The research by retail consultants Kurt Salmon shows that while stores are starting to play a bigger role in helping retailers meet the demands of their online customers, there is still much more they should be doing to build their costliest asset into the fulfilment landscape.

"Even though UK retailers have embraced click and collect, very few are grabbing the opportunity to improve product availability and reduce delivery times by incorporating their stores into the online supply chain so that there is a single fulfilment option," confirms Judy Blackburn, director, Kurt Salmon.

Of the 50 UK retailers surveyed – including traditional big boxes, department stores, specialty retailers and online only e-tailers – only 5% offered 'ship from store', while 'reserve in store' was limited to just 10%.  This compares with figures from a similar survey conducted by Kurt Salmon among retailers in the US, which revealed 'ship from store' was 22%, and 50% offered a 'reserve in store' option.

Some retailers will still be counting the cost of lost sales over Christmas. Of those surveyed, 10% were unable to deliver in the last week before Christmas, with one retailer telling its customers they had to order two weeks before to guarantee delivery.

As more and more customers will only buy online if free shipping and returns are offered, it was not surprising to find this provided by the majority of retailers (90% and 68% respectively). However, servicing this proposition is costly, particularly as multiple orders were delivered in multiple packages.
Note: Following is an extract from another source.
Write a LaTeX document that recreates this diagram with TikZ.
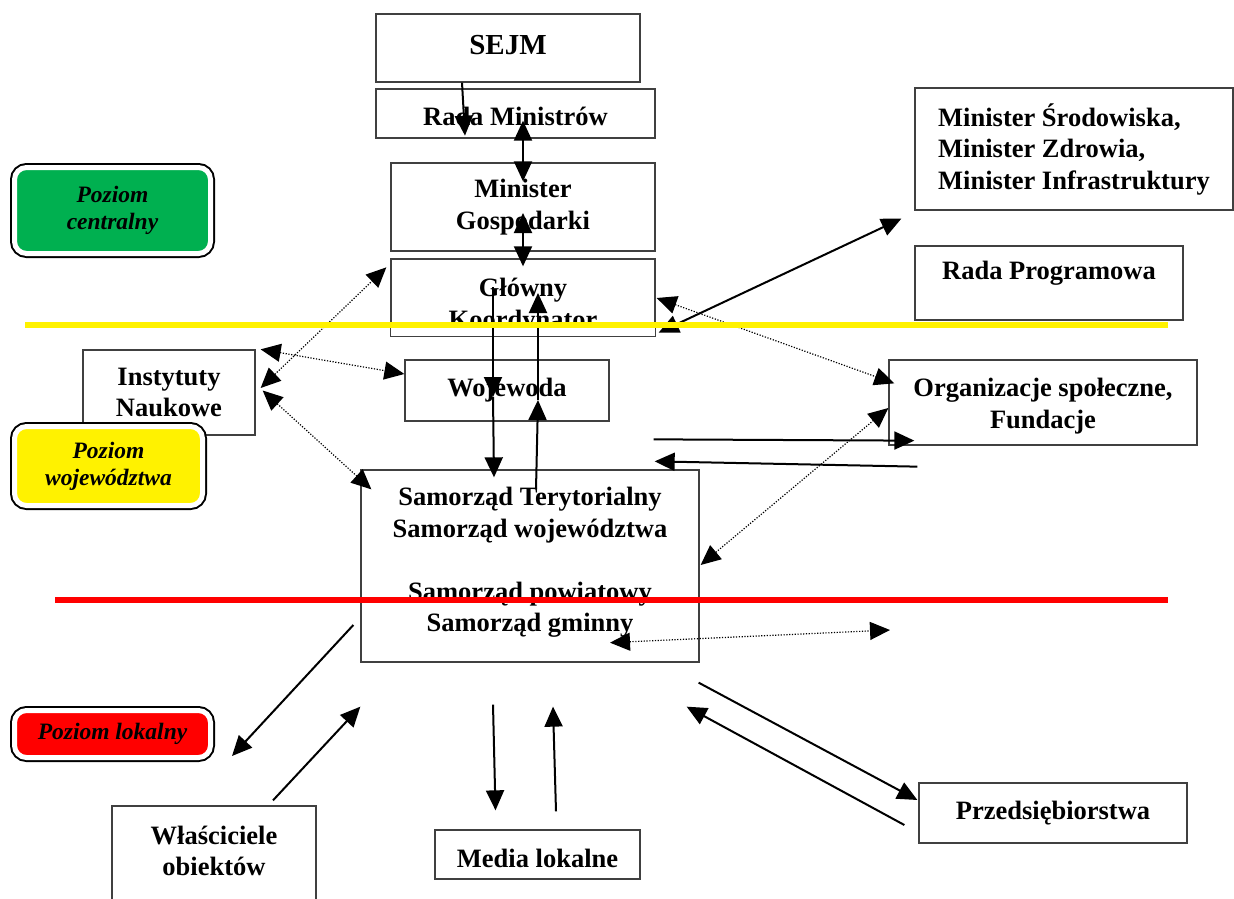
\documentclass[tikz,border=0pt]{standalone}
\usepackage{fontspec}
\setmainfont{Liberation Serif}
\usetikzlibrary{calc,arrows.meta}
\newcommand\boxfont{\fontsize{26.5}{31.5}\selectfont\bfseries}
\newcommand\levelfont{\fontsize{23.5}{27}\selectfont\bfseries\itshape}
\definecolor{levelgreen}{RGB}{0,176,80}
\tikzset{
	box/.style={draw=black!75, line width=1.3pt, fill=white, inner sep=0pt, align=center, font=\boxfont},
	level/.style={rounded corners=12pt, draw=white, line width=5pt, preaction={draw=black, line width=9pt}, inner sep=0pt, align=center, font=\levelfont},
	arr/.style={line width=2pt, ->},
	biarr/.style={line width=2pt, <->},
	dotarr/.style={line width=1.2pt, dash pattern=on 1.2pt off 1.6pt, <->},
	divider/.style={line width=6pt}
}

\begin{document}
\begin{tikzpicture}[x=1pt, y=-1pt, >={Triangle[length=20pt,width=18pt]}]
		%%%%% START %%%%%
		\useasboundingbox (0,0) rectangle (1234,899);
		
		\node[box, minimum width=264pt, minimum height=68pt, text depth=6pt, font=\fontsize{29}{33}\selectfont\bfseries] (sejm) at (508,48) {SEJM};
		\node[box, minimum width=279pt, minimum height=49pt, text height=24pt] (rada) at (515.5,113.5) {Rada Ministrów};
		\node[box, minimum width=264pt, minimum height=88pt] (mingosp) at (523,207) {Minister\\Gospodarki};
		\begin{scope}
			\clip (380,250) rectangle (670,322);
			\node[box, minimum width=264pt, minimum height=77pt] (koord) at (523,297.5) {\rule{0pt}{36pt}Główny\\Koordynator};
		\end{scope}
		\draw[draw=black!75, line width=1.3pt] (koord.north west) rectangle (koord.south east);
		
		\node[box, minimum width=318pt, minimum height=122pt, align=left] (minsrod) at (1074,149) {Minister Środowiska,\\Minister Zdrowia,\\Minister Infrastruktury};
		\node[box, minimum width=268pt, minimum height=74pt, text depth=26pt] (radaprog) at (1049,283) {Rada Programowa};
		\node[box, minimum width=308pt, minimum height=85pt] (org) at (1043,402.5) {\rule{0pt}{26pt}Organizacje społeczne,\\Fundacje};
		
		\node[box, minimum width=204pt, minimum height=61pt] (woj) at (507,390.5) {Wojewoda};
		\node[box, minimum width=172pt, minimum height=85pt] (inst) at (169,392.5) {Instytuty\\Naukowe};
		\node[box, minimum width=338pt, minimum height=192pt, text depth=13pt] (samorz) at (530,566) {Samorząd Terytorialny\\Samorząd województwa\\[31.5pt]Samorząd powiatowy\\Samorząd gminny};
		
		\node[box, minimum width=204pt, minimum height=99pt] (wlasc) at (214,855.5) {Właściciele\\obiektów\rule[-9pt]{0pt}{9pt}};
		\node[box, minimum width=205pt, minimum height=49pt, text height=26pt] (media) at (537.5,854.5) {Media lokalne};
		\node[box, minimum width=268pt, minimum height=60pt] (przeds) at (1053,813) {Przedsiębiorstwa};
		
		\node[level, fill=levelgreen, minimum width=196pt, minimum height=86pt] (pcentr) at (112.5,210.5) {Poziom\\centralny};
		\node[level, fill=yellow, minimum width=188pt, minimum height=79pt] (pwoj) at (108.5,466) {Poziom\\województwa};
		\node[level, fill=red, minimum width=196pt, minimum height=47pt] (plok) at (112.5,734) {Poziom lokalny};
		
		\draw[arr] ($(sejm.south)+(-46,0)$) -- ($(rada.south)+(-50.5,-3)$);
		\draw[biarr] ($(rada.south)+(7.5,-18)$) -- ($(mingosp.north)+(0,19)$);
		\draw[biarr] ($(mingosp.center)+(0,6)$) -- ($(koord.north)+(0,8)$);
		\draw[arr] ($(koord.center)+(-30,-10.5)$) -- ($(woj.center)+(-14,6.5)$);
		\draw[arr] ($(woj.center)+(-14,6.5)$) -- ($(samorz.north)+(-36,8)$);
		\draw[arr] ($(samorz.north)+(6,20)$) -- ($(woj.center)+(31,9.5)$);
		\draw[arr] ($(woj.center)+(31,9.5)$) -- ($(koord.center)+(15,-4.5)$);
		
		\draw[dotarr] ($(koord.east)+(1,0.5)$) -- ($(org.north west)+(6,24)$);
		\draw[biarr] ($(koord.south east)+(3,-4)$) -- ($(minsrod.south west)+(-13,8)$);
		\draw[dotarr] ($(inst.east)+(5,-4.5)$) -- ($(koord.north west)+(-4,9)$);
		\draw[dotarr] ($(inst.north east)+(5,0)$) -- ($(woj.west)+(0,-16.5)$);
		\draw[dotarr] ($(inst.east)+(7,-2)$) -- ($(samorz.north west)+(11,20)$);
		
		\draw[arr] ($(samorz.north east)+(-46,-30)$) -- ($(org.south west)+(26,-5)$);
		\draw[arr] ($(org.south west)+(29,21)$) -- ($(samorz.north east)+(-45,-8)$);
		\draw[dotarr] ($(samorz.east)+(1,-1)$) -- ($(org.west)+(0,5.5)$);
		\coordinate (dotend) at (890,630);
		\draw[dotarr] ($(samorz.south)+(80,-20)$) -- (dotend);
		
		\draw[arr] ($(samorz.west)+(-7,59)$) -- ($(plok.east)+(19,22)$);
		\draw[arr] ($(wlasc.north)+(59,-5)$) -- ($(samorz.south west)+(0,44)$);
		\draw[arr] ($(samorz.south)+(-37,42)$) -- ($(media.north)+(-42,-19)$);
		\draw[arr] ($(media.north)+(18.5,-18)$) -- ($(samorz.south)+(23,44)$);
		\draw[arr] ($(samorz.south east)+(-1,20)$) -- ($(przeds.west)+(-1,-13)$);
		\draw[arr] ($(przeds.west)+(-14,12)$) -- ($(samorz.south east)+(-13,44)$);
		
		\draw[divider, yellow] (25,325) -- (1168,325);
		\draw[divider, red] (55,600) -- (1168,600);
		
		%%%%% END %%%%%
\end{tikzpicture}
\end{document}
"To minimise costs, orders need to be delivered in one package, yet 37% of retailers were unable to achieve this, with an average 2.8 parcels for multiple orders. One retailer delivered all six items in six separate packages, each incurring delivery costs and significant packaging waste," says Blackburn.

"But retailers are not just absorbing the cost of delivery, there are also the returns to be taken into consideration. Some 68% of retailers offered free returns and 33% refunded the delivery cost if customers returned the full order.

"After the delivery challenges resulting from Black Friday in 2014, retailers spent 12 months planning to meet expected growth in 2015. While the majority did a good job, realistically they now need to start building new strategies to manage the growing disruption of online rather than continuing to simply plan for growth.

"Many UK retailers were caught out by stock challenges and margin pressure at the end of the year as a result of the warm weather and as the customer spend was brought forward from pre-Christmas gifts to Black Friday purchases," Blackburn adds.

"Planning the range early will be key to ensure customers have the choice but also that retailers can make a profit after discounts and online cost to serve are taken into account.

"Collaboration with new partners to make investment in the last mile to drive omnichannel efficiencies will be an essential next step and as online sales grow the role of the offline store should be questioned: store, showroom, fulfilment hub?

"With some seven months before the next Black Friday, retailers have time to look at how they meet their profitability targets, taking into account their product ranges and promotions, labour cost pressures and their changing property portfolios."